McLaughlin took a leap of faith when he decided to start his practice. He said he didn’t find joy in litigation cases because it was a “you win, I lose” situation. He preferred a “win, win” solution on both sides, and focusing on copyright, trademark and other business cases allowed him to do that.

Starting a solo practice wasn’t foreign to McLaughlin, however. His father started his own dental practice. Nevertheless, he had to go through some growing pains on how to market himself as an independent attorney without his own office space, as well as find clients. Many of his clients are a result of referrals, networking and creating a web presence.

Although it took him a while to settle into a career he is satisfied with, McLaughlin said he is using his own experience to help others.

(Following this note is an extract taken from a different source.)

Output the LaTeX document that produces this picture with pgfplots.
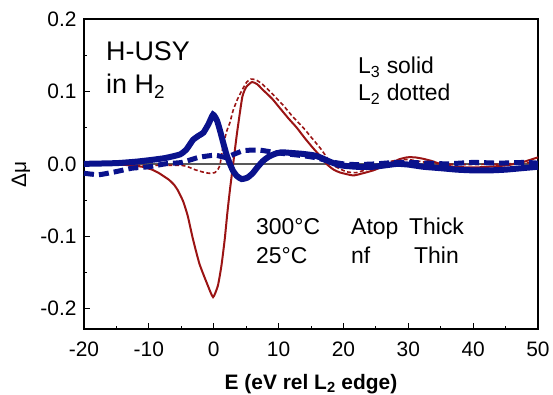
\documentclass[border=0pt]{standalone}
\usepackage{pgfplots}
\pgfplotsset{compat=1.18}
\usepackage{fontspec}
\setmainfont{Liberation Sans}
\usetikzlibrary{calc}
\definecolor{cred}{RGB}{155,20,20}
\definecolor{cblue}{RGB}{10,18,140}
\newcommand{\fs}[1]{\fontsize{#1}{#1}\selectfont}
\begin{document}
\begin{tikzpicture}
\begin{axis}[
  scale only axis,
  width=454bp, height=310bp,
  xmin=-20, xmax=50, ymin=-0.228, ymax=0.2,
  xtick={-20,-10,0,10,20,30,40,50},
  ytick={-0.2,-0.1,0,0.1,0.2},
  minor x tick num=1, minor y tick num=1,
  tick pos=left, tick align=inside,
  major tick length=6bp, minor tick length=3.5bp,
  every tick/.style={black, line width=1bp},
  axis line style={black, line width=1.5bp},
  /pgf/number format/assume math mode=true,
  yticklabel style={/pgf/number format/fixed, /pgf/number format/fixed zerofill, /pgf/number format/precision=1, xshift=-4bp},
  scaled y ticks=false,
  ticklabel style={font=\fs{21}},
  xticklabel style={yshift=-9bp},
  xlabel={\textbf{E (eV rel L\textsubscript{2} edge)}},
  xlabel style={font=\fs{21}, at={(axis description cs:0.5,0)}, anchor=base, yshift=-60bp},
  ylabel={Δμ},
  ylabel style={font=\fs{21}, at={(axis description cs:-0.139,0.5)}, anchor=center},
  clip=false,
]
\addplot[black!65, line width=1.3bp] coordinates {(-20,0) (50,0)};
% red solid: L3, 25C
\addplot[cred, line width=2bp, smooth, tension=0.3] coordinates {
(-20,0) (-16,0) (-13,-0.002) (-11,-0.004) (-9.5,-0.008) (-8.4,-0.013) (-6.9,-0.022) (-6.1,-0.029) (-5.5,-0.037) (-4.7,-0.052) (-4,-0.072) (-3.2,-0.104) (-2.2,-0.138) (-1,-0.166) (-0.1,-0.184) (0.65,-0.168) (1.2,-0.14) (1.7,-0.104) (2.1,-0.068) (2.5,-0.036) (3.0,0) (3.6,0.043) (4.4,0.092) (5,0.106) (5.9,0.113) (6.7,0.11) (7.6,0.102) (9,0.09) (10.2,0.077) (11.5,0.063) (12.8,0.05) (14,0.036) (15.3,0.022) (16.5,0.01) (17.5,-0.001) (18.5,-0.008) (19.5,-0.012) (21.5,-0.016) (23,-0.013) (24.6,-0.009) (26,-0.004) (27.2,0) (28.5,0.006) (29.8,0.009) (31,0.009) (32.3,0.007) (33.6,0.004) (34.9,0) (37,-0.004) (40,-0.005) (42.5,-0.004) (45.2,-0.002) (47.5,0.002) (50,0.009)
};
% red dashed: L2, 25C
\addplot[cred, line width=1.6bp, dash pattern=on 4bp off 2.5bp, smooth, tension=0.3] coordinates {
(-20,0) (-16,-0.001) (-12,-0.002) (-8,-0.002) (-5,-0.002) (-4,-0.004) (-2.9,-0.008) (-1.8,-0.011) (-0.7,-0.013) (0.2,-0.012) (0.7,-0.007) (1.0,0) (1.4,0.023) (2.0,0.045) (2.5,0.057) (3,0.074) (3.7,0.09) (4.5,0.104) (5.1,0.113) (5.7,0.117) (6.5,0.116) (7.5,0.11) (9,0.097) (10.7,0.081) (12.2,0.065) (13.8,0.05) (15.1,0.036) (16.4,0.022) (17.2,0.012) (17.9,0.003) (18.8,-0.004) (20.5,-0.011) (22,-0.012) (23.5,-0.008) (25,-0.003) (26.5,0.002) (28.3,0.005) (30,0.006) (32,0.003) (35,0.0) (40,-0.001) (45,0.0) (50,0.002)
};
% blue dashed: L2, 300C
\addplot[cblue, line width=5bp, dash pattern=on 10bp off 5bp, smooth, tension=0.3] coordinates {
(-20,-0.013) (-17.7,-0.015) (-15.2,-0.011) (-12.6,-0.006) (-10,-0.004) (-7.5,0) (-4.9,0.002) (-2.3,0.009) (0.2,0.012) (1.7,0.009) (2.5,0.011) (4.5,0.018) (6,0.019) (7.1,0.019) (8.5,0.017) (10,0.015) (12,0.013) (14,0.011) (16,0.008) (18,0.003) (20,0.0) (22,-0.001) (25,0.0) (28,0.002) (30,0.002) (33,0.001) (36,0.0) (40,0.002) (44,0.001) (48,0.002) (50,0.001)
};
% blue solid: L3, 300C
\addplot[cblue, line width=6bp, smooth, tension=0.3] coordinates {
(-20,0) (-15,0.001) (-12,0.003) (-10,0.005) (-7.5,0.008) (-5.2,0.013) (-4.2,0.02) (-3.2,0.033) (-2.3,0.039) (-1.6,0.043) (-0.8,0.055) (-0.1,0.068) (0.5,0.06) (1.0,0.045) (1.5,0.028) (2.0,0.012) (2.5,0.0) (3.0,-0.01) (3.6,-0.017) (4.3,-0.021) (5.2,-0.019) (6.0,-0.013) (6.8,-0.004) (7.6,0.004) (8.5,0.01) (9.5,0.014) (10.5,0.016) (12,0.015) (13.5,0.014) (15.3,0.012) (16.4,0.009) (17.9,0.003) (19.5,-0.002) (22,-0.004) (24.6,-0.004) (26.5,-0.002) (28.3,0.0) (30,-0.001) (32.3,-0.004) (35,-0.006) (37.5,-0.008) (40,-0.009) (42.6,-0.009) (45,-0.008) (47.5,-0.006) (50,-0.004)
};
\node[anchor=base west, inner sep=0, font=\fs{27}] at (axis cs:-16.61,0.1428) {H-USY};
\node[anchor=base west, inner sep=0, font=\fs{27}] at (axis cs:-16.61,0.0972) {in H\textsubscript{2}};
\node[anchor=base west, inner sep=0, font=\fs{23}] at (axis cs:22.25,0.1248) {L\textsubscript{3} solid};
\node[anchor=base west, inner sep=0, font=\fs{23}] at (axis cs:22.25,0.0876) {L\textsubscript{2} dotted};
\node[anchor=base west, inner sep=0, font=\fs{23}] at (axis cs:6.52,-0.0972) {300°C};
\node[anchor=base west, inner sep=0, font=\fs{23}] at (axis cs:6.52,-0.1372) {25°C};
\node[anchor=base west, inner sep=0, font=\fs{23}] at (axis cs:21.17,-0.0972) {Atop};
\node[anchor=base west, inner sep=0, font=\fs{23}] at (axis cs:30.11,-0.0972) {Thick};
\node[anchor=base west, inner sep=0, font=\fs{23}] at (axis cs:21.17,-0.1372) {nf};
\node[anchor=base west, inner sep=0, font=\fs{23}] at (axis cs:30.88,-0.1372) {Thin};
\end{axis}
\pgfresetboundingbox
\path ($(current axis.south west)+(-84bp,-66bp)$) rectangle ($(current axis.north east)+(15bp,19bp)$);
\end{tikzpicture}
\end{document}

“When it came right down to it, I had been wanting and wishing for a certain life for myself, but I hadn’t been willing to take the steps necessary to start going down that path,” he said. “I vowed to myself that I would start a firm that would help people like myself — people with an entrepreneurial spirit who wanted to see what kind of a future they could create for themselves, how much of their natural potential they could unleash.”